Your goal
Repeat the listing that follows, character for character, minus the pictures.

Data
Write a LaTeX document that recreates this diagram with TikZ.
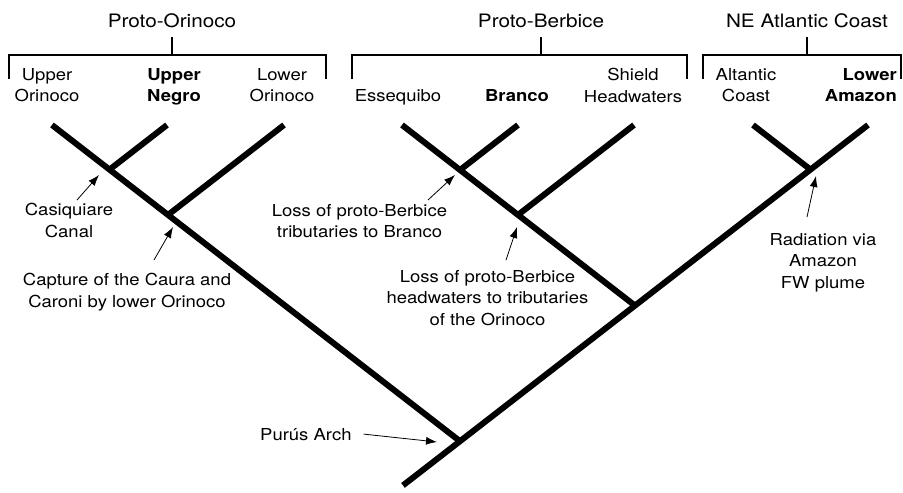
\documentclass[tikz,border=0pt]{standalone}
\usepackage{fontspec}
\setmainfont{TeX Gyre Heros}[FakeStretch=1.12]
\usepackage{tikz}
\usetikzlibrary{arrows.meta, calc}
\tikzstyle{branch} = [line width=6pt, line cap=butt]
\tikzstyle{bracket} = [line width=1.5pt]
\tikzstyle{clade} = [inner sep=0pt, font=\fontsize{18.5}{22}\selectfont]
\tikzstyle{leaf} = [inner sep=0pt, align=center, font=\fontsize{16.5}{21.5}\selectfont]
\tikzstyle{event} = [inner sep=0pt, align=center, font=\fontsize{16.5}{21.5}\selectfont]
\tikzstyle{arrow} = [line width=0.8pt, -{Latex[length=11pt,width=8pt]}]

\begin{document}
\begin{tikzpicture}[x=1pt, y=-1pt]

        \useasboundingbox (0,0) rectangle (903,493);

        % tips of the tree
        \coordinate (tuo) at (52,125) ;
        \coordinate (tun) at (167,125) ;
        \coordinate (tlo) at (284,125) ;
        \coordinate (tes) at (402,125) ;
        \coordinate (tbr) at (518,125) ;
        \coordinate (tsh) at (634,125) ;
        \coordinate (tac) at (753,125) ;
        \coordinate (tla) at (868,125) ;

        % junctions
        \coordinate (root)  at (403,485.4) ;
        \coordinate (purus) at (460,441.2) ;
        \coordinate (cas)   at (109.5,169.6) ;
        \coordinate (capj)  at (168,214.9) ;
        \coordinate (berj)  at (635,305.6) ;
        \coordinate (brj)   at (460,170) ;
        \coordinate (shj)   at (518,214.9) ;
        \coordinate (nej)   at (810.5,169.6) ;

        \draw [branch] (root) -- (tla) ;
        \draw [branch] (purus) -- (tuo) ;
        \draw [branch] (cas) -- (tun) ;
        \draw [branch] (capj) -- (tlo) ;
        \draw [branch] (berj) -- (tes) ;
        \draw [branch] (brj) -- (tbr) ;
        \draw [branch] (shj) -- (tsh) ;
        \draw [branch] (nej) -- (tac) ;

        % clades and brackets
        \node (orititle) [clade, anchor=base] at (172,27) {Proto-Orinoco} ;
        \node (bertitle) [clade, anchor=base] at (541,27) {Proto-Berbice} ;
        \node (netitle)  [clade, anchor=base] at (807,27) {NE Atlantic Coast} ;

        \draw [bracket] (9,79) |- (326,55) -- (326,79) ;
        \draw [bracket] (352,79) |- (687,55) -- (687,79) ;
        \draw [bracket] (703,79) |- (901,55) -- (901,79) ;
        \draw [bracket] (orititle.base) ++(0,10) -- ++(0,18) ;
        \draw [bracket] (bertitle.base) ++(0,10) -- ++(0,18) ;
        \draw [bracket] (netitle.base) ++(0,10) -- ++(0,18) ;

        % leaves
        \node (uol) [leaf, anchor=north] at (47,68) {Upper\\Orinoco} ;
        \node (unl) [leaf, anchor=north, font=\fontsize{16.5}{21.5}\selectfont\bfseries]
            at (174,68) {Upper\\Negro} ;
        \node (lol) [leaf, anchor=north] at (282,68) {Lower\\Orinoco} ;
        \node (esl) [leaf, anchor=base] at (398,101.5) {Essequibo} ;
        \node (brl) [leaf, anchor=base, font=\fontsize{16.5}{21.5}\selectfont\bfseries]
            at (517,101.5) {Branco} ;
        \node (shl) [leaf, anchor=north] at (633,68) {Shield\\Headwaters} ;
        \node (acl) [leaf, anchor=north] at (746,68) {Altantic\\Coast} ;
        \node (lal) [leaf, anchor=north east, align=right,
            font=\fontsize{16.5}{21.5}\selectfont\bfseries]
            at (897,68) {Lower\\Amazon} ;

        % events
        \node (casl) [event, anchor=north] at (69,203) {Casiquiare\\Canal} ;
        \node (capl) [event, anchor=north] at (127,273)
            {Capture of the Caura and\\Caroni by lower Orinoco} ;
        \node (lossa) [event, anchor=north] at (359.5,204)
            {Loss of proto-Berbice\\tributaries to Branco} ;
        \node (lossb) [event, anchor=north] at (487.5,270)
            {Loss of proto-Berbice\\headwaters to tributaries\\of the Orinoco} ;
        \node (radl) [event, anchor=north] at (823,233)
            {Radiation via\\Amazon\\FW plume} ;
        \node (purl) [event, anchor=base west] at (260,440) {Purús Arch} ;

        % arrows
        \coordinate (casp)  at (99,175) ;
        \coordinate (capp)  at (173,227) ;
        \coordinate (lossap) at (455,175) ;
        \coordinate (lossbp) at (517,227) ;
        \coordinate (radp)  at (816,176) ;
        \coordinate (purp)  at (437,442) ;

        \draw [arrow] ([xshift=8pt,yshift=3pt]casl.north) -- (casp) ;
        \draw [arrow] ([xshift=27pt,yshift=13pt]capl.north) -- (capp) ;
        \draw [arrow] ([xshift=68.5pt,yshift=4pt]lossa.north) -- (lossap) ;
        \draw [arrow] ([xshift=18.5pt,yshift=10pt]lossb.north) -- (lossbp) ;
        \draw [arrow] ([xshift=-16pt,yshift=16pt]radl.north) -- (radp) ;
        \draw [arrow] ([xshift=12pt]purl.east) -- (purp) ;

\end{tikzpicture}
\end{document}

Full solution
Write a LaTeX document that recreates this diagram with TikZ.
\documentclass[tikz,border=0pt]{standalone}
\usepackage{fontspec}
\setmainfont{TeX Gyre Heros}[FakeStretch=1.12]
\usepackage{tikz}
\usetikzlibrary{arrows.meta, calc}
\tikzstyle{branch} = [line width=6pt, line cap=butt]
\tikzstyle{bracket} = [line width=1.5pt]
\tikzstyle{clade} = [inner sep=0pt, font=\fontsize{18.5}{22}\selectfont]
\tikzstyle{leaf} = [inner sep=0pt, align=center, font=\fontsize{16.5}{21.5}\selectfont]
\tikzstyle{event} = [inner sep=0pt, align=center, font=\fontsize{16.5}{21.5}\selectfont]
\tikzstyle{arrow} = [line width=0.8pt, -{Latex[length=11pt,width=8pt]}]

\begin{document}
\begin{tikzpicture}[x=1pt, y=-1pt]

        \useasboundingbox (0,0) rectangle (903,493);

        % tips of the tree
        \coordinate (tuo) at (52,125) ;
        \coordinate (tun) at (167,125) ;
        \coordinate (tlo) at (284,125) ;
        \coordinate (tes) at (402,125) ;
        \coordinate (tbr) at (518,125) ;
        \coordinate (tsh) at (634,125) ;
        \coordinate (tac) at (753,125) ;
        \coordinate (tla) at (868,125) ;

        % junctions
        \coordinate (root)  at (403,485.4) ;
        \coordinate (purus) at (460,441.2) ;
        \coordinate (cas)   at (109.5,169.6) ;
        \coordinate (capj)  at (168,214.9) ;
        \coordinate (berj)  at (635,305.6) ;
        \coordinate (brj)   at (460,170) ;
        \coordinate (shj)   at (518,214.9) ;
        \coordinate (nej)   at (810.5,169.6) ;

        \draw [branch] (root) -- (tla) ;
        \draw [branch] (purus) -- (tuo) ;
        \draw [branch] (cas) -- (tun) ;
        \draw [branch] (capj) -- (tlo) ;
        \draw [branch] (berj) -- (tes) ;
        \draw [branch] (brj) -- (tbr) ;
        \draw [branch] (shj) -- (tsh) ;
        \draw [branch] (nej) -- (tac) ;

        % clades and brackets
        \node (orititle) [clade, anchor=base] at (172,27) {Proto-Orinoco} ;
        \node (bertitle) [clade, anchor=base] at (541,27) {Proto-Berbice} ;
        \node (netitle)  [clade, anchor=base] at (807,27) {NE Atlantic Coast} ;

        \draw [bracket] (9,79) |- (326,55) -- (326,79) ;
        \draw [bracket] (352,79) |- (687,55) -- (687,79) ;
        \draw [bracket] (703,79) |- (901,55) -- (901,79) ;
        \draw [bracket] (orititle.base) ++(0,10) -- ++(0,18) ;
        \draw [bracket] (bertitle.base) ++(0,10) -- ++(0,18) ;
        \draw [bracket] (netitle.base) ++(0,10) -- ++(0,18) ;

        % leaves
        \node (uol) [leaf, anchor=north] at (47,68) {Upper\\Orinoco} ;
        \node (unl) [leaf, anchor=north, font=\fontsize{16.5}{21.5}\selectfont\bfseries]
            at (174,68) {Upper\\Negro} ;
        \node (lol) [leaf, anchor=north] at (282,68) {Lower\\Orinoco} ;
        \node (esl) [leaf, anchor=base] at (398,101.5) {Essequibo} ;
        \node (brl) [leaf, anchor=base, font=\fontsize{16.5}{21.5}\selectfont\bfseries]
            at (517,101.5) {Branco} ;
        \node (shl) [leaf, anchor=north] at (633,68) {Shield\\Headwaters} ;
        \node (acl) [leaf, anchor=north] at (746,68) {Altantic\\Coast} ;
        \node (lal) [leaf, anchor=north east, align=right,
            font=\fontsize{16.5}{21.5}\selectfont\bfseries]
            at (897,68) {Lower\\Amazon} ;

        % events
        \node (casl) [event, anchor=north] at (69,203) {Casiquiare\\Canal} ;
        \node (capl) [event, anchor=north] at (127,273)
            {Capture of the Caura and\\Caroni by lower Orinoco} ;
        \node (lossa) [event, anchor=north] at (359.5,204)
            {Loss of proto-Berbice\\tributaries to Branco} ;
        \node (lossb) [event, anchor=north] at (487.5,270)
            {Loss of proto-Berbice\\headwaters to tributaries\\of the Orinoco} ;
        \node (radl) [event, anchor=north] at (823,233)
            {Radiation via\\Amazon\\FW plume} ;
        \node (purl) [event, anchor=base west] at (260,440) {Purús Arch} ;

        % arrows
        \coordinate (casp)  at (99,175) ;
        \coordinate (capp)  at (173,227) ;
        \coordinate (lossap) at (455,175) ;
        \coordinate (lossbp) at (517,227) ;
        \coordinate (radp)  at (816,176) ;
        \coordinate (purp)  at (437,442) ;

        \draw [arrow] ([xshift=8pt,yshift=3pt]casl.north) -- (casp) ;
        \draw [arrow] ([xshift=27pt,yshift=13pt]capl.north) -- (capp) ;
        \draw [arrow] ([xshift=68.5pt,yshift=4pt]lossa.north) -- (lossap) ;
        \draw [arrow] ([xshift=18.5pt,yshift=10pt]lossb.north) -- (lossbp) ;
        \draw [arrow] ([xshift=-16pt,yshift=16pt]radl.north) -- (radp) ;
        \draw [arrow] ([xshift=12pt]purl.east) -- (purp) ;

\end{tikzpicture}
\end{document}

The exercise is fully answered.